Weak Dollar behind oil price hike last week - Al-Shatti
A Kuwaiti oil analyst believed that weakness of US dollar was the main driver of the rise in oil prices over the last week, prompted by the production being affected in a number of areas.
Mohammad Al-Shatti told KUNA on Tuesday that the market will be anticipating OPEC's announcement of production estimates, which generally will contribute to the price path, pointing to a recovery in crude oil prices of Brent that reached record levels and that they are poised to rise according to technical factors.
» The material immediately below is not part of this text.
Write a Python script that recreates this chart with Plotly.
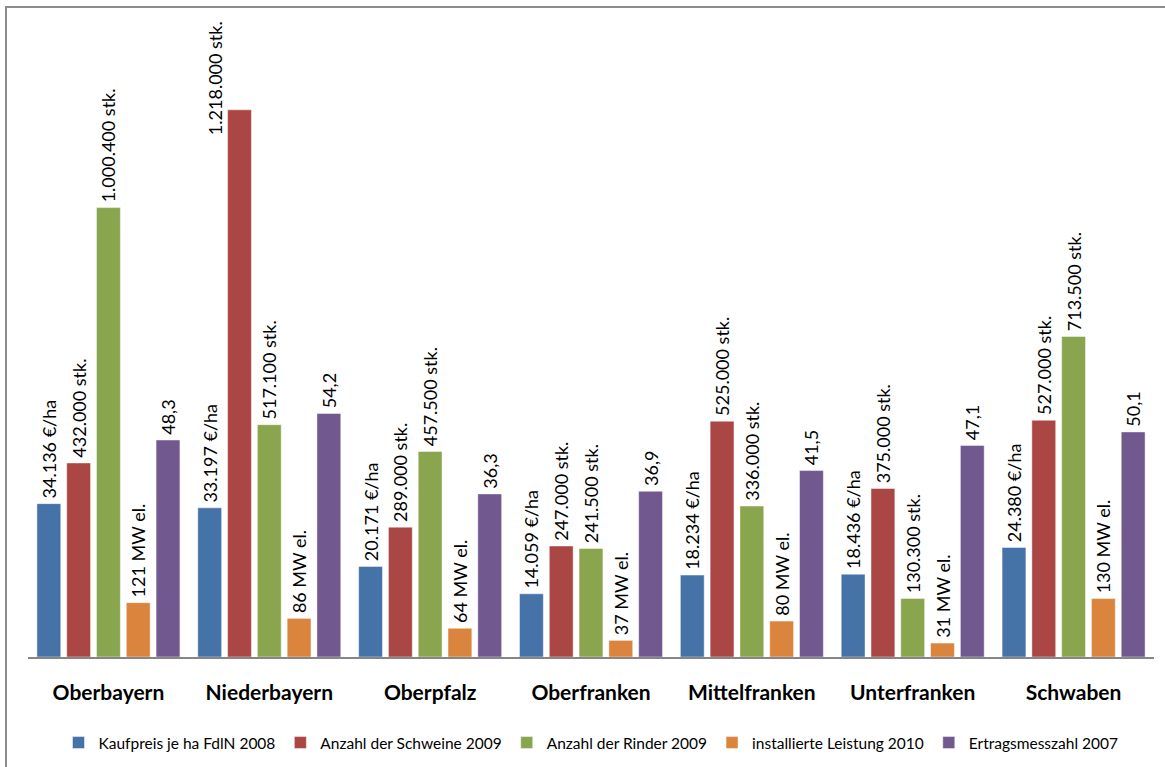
import plotly.graph_objects as go

categories = ["Oberbayern", "Niederbayern", "Oberpfalz", "Oberfranken",
              "Mittelfranken", "Unterfranken", "Schwaben"]

kaufpreis = [34136, 33197, 20171, 14059, 18234, 18436, 24380]          # €/ha
schweine = [432000, 1218000, 289000, 247000, 525000, 375000, 527000]    # stk.
rinder = [1000400, 517100, 457500, 241500, 336000, 130300, 713500]      # stk.
leistung = [121, 86, 64, 37, 80, 31, 130]                              # MW el.
ertrag = [48.3, 54.2, 36.3, 36.9, 41.5, 47.1, 50.1]

# display scale factors used in the original chart (shared hidden axis)
scale_kaufpreis = 10
scale_leistung = 1000
scale_ertrag = 10000

series_names = ["Kaufpreis je ha FdlN 2008", "Anzahl der Schweine 2009",
                "Anzahl der Rinder 2009", "installierte Leistung 2010",
                "Ertragsmesszahl 2007"]
colors = ["#4572A7", "#AA4643", "#89A54E", "#DB843D", "#71588F"]


def de_int(v):
    return f"{int(round(v)):,}".replace(",", ".")


def de_dec(v):
    return f"{v:.1f}".replace(".", ",")


PAD = "\u2009"
texts = [
    [PAD + de_int(v) + " €/ha" for v in kaufpreis],
    [PAD + de_int(v) + " stk." for v in schweine],
    [PAD + de_int(v) + " stk." for v in rinder],
    [PAD + de_int(v) + " MW el." for v in leistung],
    [PAD + de_dec(v) for v in ertrag],
]
heights = [
    [v * scale_kaufpreis for v in kaufpreis],
    schweine,
    rinder,
    [v * scale_leistung for v in leistung],
    [v * scale_ertrag for v in ertrag],
]

# the tallest label does not fit above its bar; as in the original it is
# drawn beside the bar instead (as an annotation)
tall_idx = schweine.index(max(schweine))
tall_text = texts[1][tall_idx].strip(PAD)
texts[1] = [t if i != tall_idx else "" for i, t in enumerate(texts[1])]

FONT = "Lato"

fig = go.Figure()
for name, col, ys, tx in zip(series_names, colors, heights, texts):
    fig.add_trace(go.Bar(
        x=categories, y=ys, name=name, text=tx,
        textposition="outside", textangle=-90,
        textfont=dict(family=FONT, size=18, color="#000000"),
        constraintext="none", cliponaxis=False,
        marker=dict(color=col, line=dict(color="rgba(255,255,255,0.45)", width=1)),
        hoverinfo="skip",
    ))

fig.add_annotation(
    x=categories[tall_idx], y=schweine[tall_idx], xref="x", yref="y",
    xshift=-54, yshift=32, text=tall_text, textangle=-90, showarrow=False,
    xanchor="center", yanchor="middle",
    font=dict(family=FONT, size=18, color="#000000"),
)

W, H = 1165, 767
L, R, T, B = 28, 11, 20, 110
pw, ph = W - L - R, H - T - B


def px_to_paper_x(px):
    return (px - L) / pw


def px_to_paper_y(py):
    return (H - B - py) / ph


fig.update_layout(
    width=W, height=H,
    margin=dict(l=L, r=R, t=T, b=B, autoexpand=False),
    paper_bgcolor="white", plot_bgcolor="white",
    barmode="group", bargap=0.074, bargroupgap=0.2,
    font=dict(family=FONT, color="#000000"),
    showlegend=True,
    legend=dict(orientation="h", x=0.5, xanchor="center",
                y=px_to_paper_y(743), yanchor="middle",
                font=dict(family=FONT, size=15.5, color="#000000"),
                itemwidth=30, itemclick=False, traceorder="normal"),
    xaxis=dict(showline=True, linecolor="#868686", linewidth=2,
               ticks="", showgrid=False, zeroline=False, automargin=False,
               ticklabelstandoff=16,
               tickfont=dict(family=FONT, size=21, color="#000000", weight="bold")),
    yaxis=dict(range=[0, 1418000], visible=False, showgrid=False, zeroline=False,
               automargin=False),
    shapes=[dict(type="rect", xref="paper", yref="paper",
                 x0=px_to_paper_x(6), x1=px_to_paper_x(1180),
                 y0=px_to_paper_y(790), y1=px_to_paper_y(7),
                 line=dict(color="#8C8C8C", width=2), layer="below")],
)

fig.write_html("out.html")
Al-Shatti added that market fundamentals are relatively strong at the moment, "therefore, the prices are strong and I think, as many observers anticipate them falling and being subjected to volatility when the main factors that promote the rise are over, therefore, sustaining Brent crude oil prices around USD 40 pb during the coming months, but maintain Brent at the level of USD 50 would seem likely to occur between next October till December 2016." He said that the fall in Brent crude oil prices to low levels early in 2016 is the real motive behind the producers' move for consensus to reach an agreement to stabilize production.
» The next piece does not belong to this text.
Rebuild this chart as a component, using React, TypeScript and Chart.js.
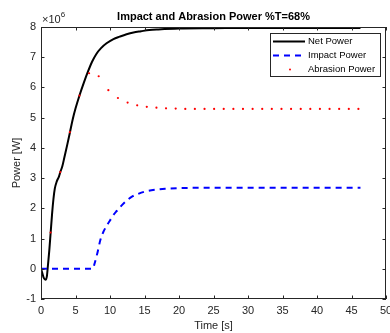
import React, { useEffect, useRef } from "react";
import { Chart, registerables } from "chart.js";
Chart.register(...registerables);

const TITLE = "Impact and Abrasion Power %T=68%";
const X_LABEL = "Time [s]";
const Y_LABEL = "Power [W]";
const Y_EXPONENT = "6";
const SERIES_NAMES = ["Net Power", "Impact Power", "Abrasion Power"];

// values in units of 10^6 W
const netT = [0, 0.2, 0.4, 0.65, 0.85, 1.0, 1.2, 1.4, 1.6, 1.8, 2.0, 2.3, 2.6, 2.8, 3.1, 3.4, 3.8, 4.2, 4.6, 5.0, 5.6, 6.2, 6.8, 7.4, 8.0, 8.7, 9.5, 10.5, 11.4, 12.4, 13.4, 14.5, 15.7, 17, 20, 25, 30, 46.3];
const netP = [0, -0.15, -0.3, -0.36, -0.25, 0.1, 0.6, 1.2, 1.8, 2.3, 2.65, 2.9, 3.05, 3.2, 3.4, 3.7, 4.1, 4.52, 4.95, 5.3, 5.75, 6.15, 6.52, 6.85, 7.1, 7.3, 7.46, 7.6, 7.68, 7.76, 7.82, 7.86, 7.9, 7.92, 7.95, 7.96, 7.97, 7.97];

const impactT = [0, 7.5, 7.8, 8.2, 8.6, 9.0, 9.5, 10, 10.5, 11, 11.5, 12, 12.6, 13.3, 14, 15, 16, 17, 18, 20, 25, 46.3];
const impactP = [0, 0, 0.2, 0.55, 0.95, 1.2, 1.42, 1.6, 1.78, 1.92, 2.05, 2.17, 2.29, 2.4, 2.47, 2.55, 2.6, 2.63, 2.65, 2.67, 2.68, 2.68];

const abrasionT = [0, 1.39, 2.79, 4.18, 5.58, 6.97, 8.36, 9.76, 11.15, 12.55, 13.94, 15.33, 16.73, 18.12, 19.52, 20.91, 22.3, 23.7, 25.09, 26.48, 27.88, 29.27, 30.67, 32.06, 33.45, 34.85, 36.24, 37.64, 39.03, 40.42, 41.82, 43.21, 44.61, 46.0];
const abrasionP = [0, 1.2, 3.2, 4.52, 5.73, 6.47, 6.37, 5.91, 5.65, 5.5, 5.41, 5.36, 5.33, 5.31, 5.3, 5.29, 5.29, 5.29, 5.29, 5.29, 5.29, 5.29, 5.29, 5.29, 5.29, 5.29, 5.29, 5.29, 5.29, 5.29, 5.29, 5.29, 5.29, 5.29];

const X_MIN = 0, X_MAX = 50, X_STEP = 5;
const Y_MIN = -1, Y_MAX = 8, Y_STEP = 1;

const toXY = (xs: number[], ys: number[]) => xs.map((x, i) => ({ x, y: ys[i] }));

const AX = "#262626";
const FONT = "'Liberation Sans', Arial, Helvetica, sans-serif";

const matlabPlugin = {
  id: "matlabAxes",
  afterDraw(chart: any) {
    const { ctx, chartArea: a, scales } = chart;
    const xs = scales.x, ys = scales.y;
    ctx.save();
    ctx.strokeStyle = AX;
    ctx.lineWidth = 1;
    ctx.strokeRect(Math.round(a.left) + 0.5, Math.round(a.top) + 0.5, Math.round(a.right - a.left) - 1, Math.round(a.bottom - a.top) - 1);
    const tl = 3.5;
    ctx.beginPath();
    xs.ticks.forEach((t: any) => {
      const px = Math.round(xs.getPixelForValue(t.value)) + 0.5;
      ctx.moveTo(px, a.bottom); ctx.lineTo(px, a.bottom - tl);
      ctx.moveTo(px, a.top); ctx.lineTo(px, a.top + tl);
    });
    ys.ticks.forEach((t: any) => {
      const py = Math.round(ys.getPixelForValue(t.value)) + 0.5;
      ctx.moveTo(a.left, py); ctx.lineTo(a.left + tl, py);
      ctx.moveTo(a.right, py); ctx.lineTo(a.right - tl, py);
    });
    ctx.stroke();

    // title
    ctx.fillStyle = "#000";
    ctx.font = `bold 11px ${FONT}`;
    ctx.textAlign = "center";
    ctx.textBaseline = "alphabetic";
    ctx.fillText(TITLE, (a.left + a.right) / 2, 20);

    // axis labels
    ctx.fillStyle = AX;
    ctx.font = `11px ${FONT}`;
    ctx.fillText(X_LABEL, (a.left + a.right) / 2, 329);
    ctx.save();
    ctx.translate(20, (a.top + a.bottom) / 2);
    ctx.rotate(-Math.PI / 2);
    ctx.fillText(Y_LABEL, 0, 0);
    ctx.restore();

    // exponent
    ctx.textAlign = "left";
    ctx.font = `11px ${FONT}`;
    ctx.fillText("\u00d710", a.left + 1, 23);
    const w = ctx.measureText("\u00d710").width;
    ctx.font = `8px ${FONT}`;
    ctx.fillText(Y_EXPONENT, a.left + 1 + w, 17);

    // legend
    const lx = 270.5, ly = 33.5, lw = 110, lh = 43;
    ctx.fillStyle = "#fff";
    ctx.fillRect(lx, ly, lw, lh);
    ctx.strokeStyle = AX;
    ctx.lineWidth = 1;
    ctx.strokeRect(lx, ly, lw, lh);
    const rows = [41.5, 55.5, 69.5];
    chart.data.datasets.forEach((ds: any, i: number) => {
      const y = rows[i];
      ctx.save();
      if (ds.showLine === false) {
        ctx.fillStyle = ds.pointBackgroundColor;
        ctx.beginPath();
        ctx.arc(290, y, 1, 0, Math.PI * 2);
        ctx.fill();
      } else {
        ctx.strokeStyle = ds.borderColor;
        ctx.lineWidth = ds.borderWidth;
        ctx.setLineDash(ds.borderDash || []);
        ctx.beginPath();
        ctx.moveTo(273, y);
        ctx.lineTo(305, y);
        ctx.stroke();
      }
      ctx.restore();
      ctx.fillStyle = "#000";
      ctx.font = `9.5px ${FONT}`;
      ctx.textAlign = "left";
      ctx.textBaseline = "middle";
      ctx.fillText(ds.label, 308, y);
    });
    ctx.restore();
  },
};

export default function App() {
  const ref = useRef<HTMLCanvasElement | null>(null);
  useEffect(() => {
    if (!ref.current) return;
    const chart = new Chart(ref.current, {
      type: "line",
      data: {
        datasets: [
          {
            label: SERIES_NAMES[0],
            data: toXY(netT, netP),
            borderColor: "#000000",
            borderWidth: 2,
            pointRadius: 0,
            cubicInterpolationMode: "monotone",
            order: 2,
          },
          {
            label: SERIES_NAMES[1],
            data: toXY(impactT, impactP),
            borderColor: "#0000ff",
            borderWidth: 2,
            borderDash: [6, 5],
            pointRadius: 0,
            cubicInterpolationMode: "monotone",
            order: 1,
          },
          {
            label: SERIES_NAMES[2],
            data: toXY(abrasionT, abrasionP),
            showLine: false,
            pointRadius: 1.1,
            pointBackgroundColor: "#ff0000",
            pointBorderWidth: 0,
            borderColor: "#ff0000",
            order: 0,
          },
        ] as any,
      },
      options: {
        animation: false,
        responsive: true,
        maintainAspectRatio: false,
        layout: { padding: { left: 0, top: 27, right: 3, bottom: 0 } },
        plugins: { legend: { display: false }, tooltip: { enabled: false }, title: { display: false } },
        scales: {
          x: {
            type: "linear",
            min: X_MIN,
            max: X_MAX,
            grid: { display: false, drawTicks: false },
            border: { display: false },
            ticks: { stepSize: X_STEP, color: AX, font: { size: 11, family: FONT }, padding: 5, maxRotation: 0 },
            afterFit: (s: any) => { s.height = 34; s.paddingLeft = 0; s.paddingRight = 0; },
          },
          y: {
            type: "linear",
            min: Y_MIN,
            max: Y_MAX,
            grid: { display: false, drawTicks: false },
            border: { display: false },
            ticks: { stepSize: Y_STEP, color: AX, font: { size: 11, family: FONT }, padding: 5 },
            afterFit: (s: any) => { s.width = 41; s.paddingTop = 0; s.paddingBottom = 0; },
          },
        },
      } as any,
      plugins: [matlabPlugin],
    });
    return () => chart.destroy();
  }, []);
  return (
    <div style={{ position: "fixed", left: 0, top: 0, width: 390, height: 333, background: "#fff" }}>
      <canvas ref={ref} />
    </div>
  );
}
He added that almost 80 percent of oil production in Russia can be commercially or economically when oil prices of crude are at USD 20 a barrel.
Al-Shatti said that the reluctance of Russia to abide by an international agreement on production control throughout 2014 and 2015 when OPEC required that is due to the high price levels during that period, but the decline in Russian oil prices to below USD 25 a barrel in January 2016 encouraged Moscow to join international efforts with Saudi Arabia, Venezuela and Qatar to conclude an agreement to adjust the supply.
He pointed out that according to credible reports, Russia has lost as a result of falling prices USD 26 billion in 2015 and began to actually look at the mechanisms to assist it stabilize and support oil prices and alleviate the suffering of the Russian oil and gas industry by raising taxes.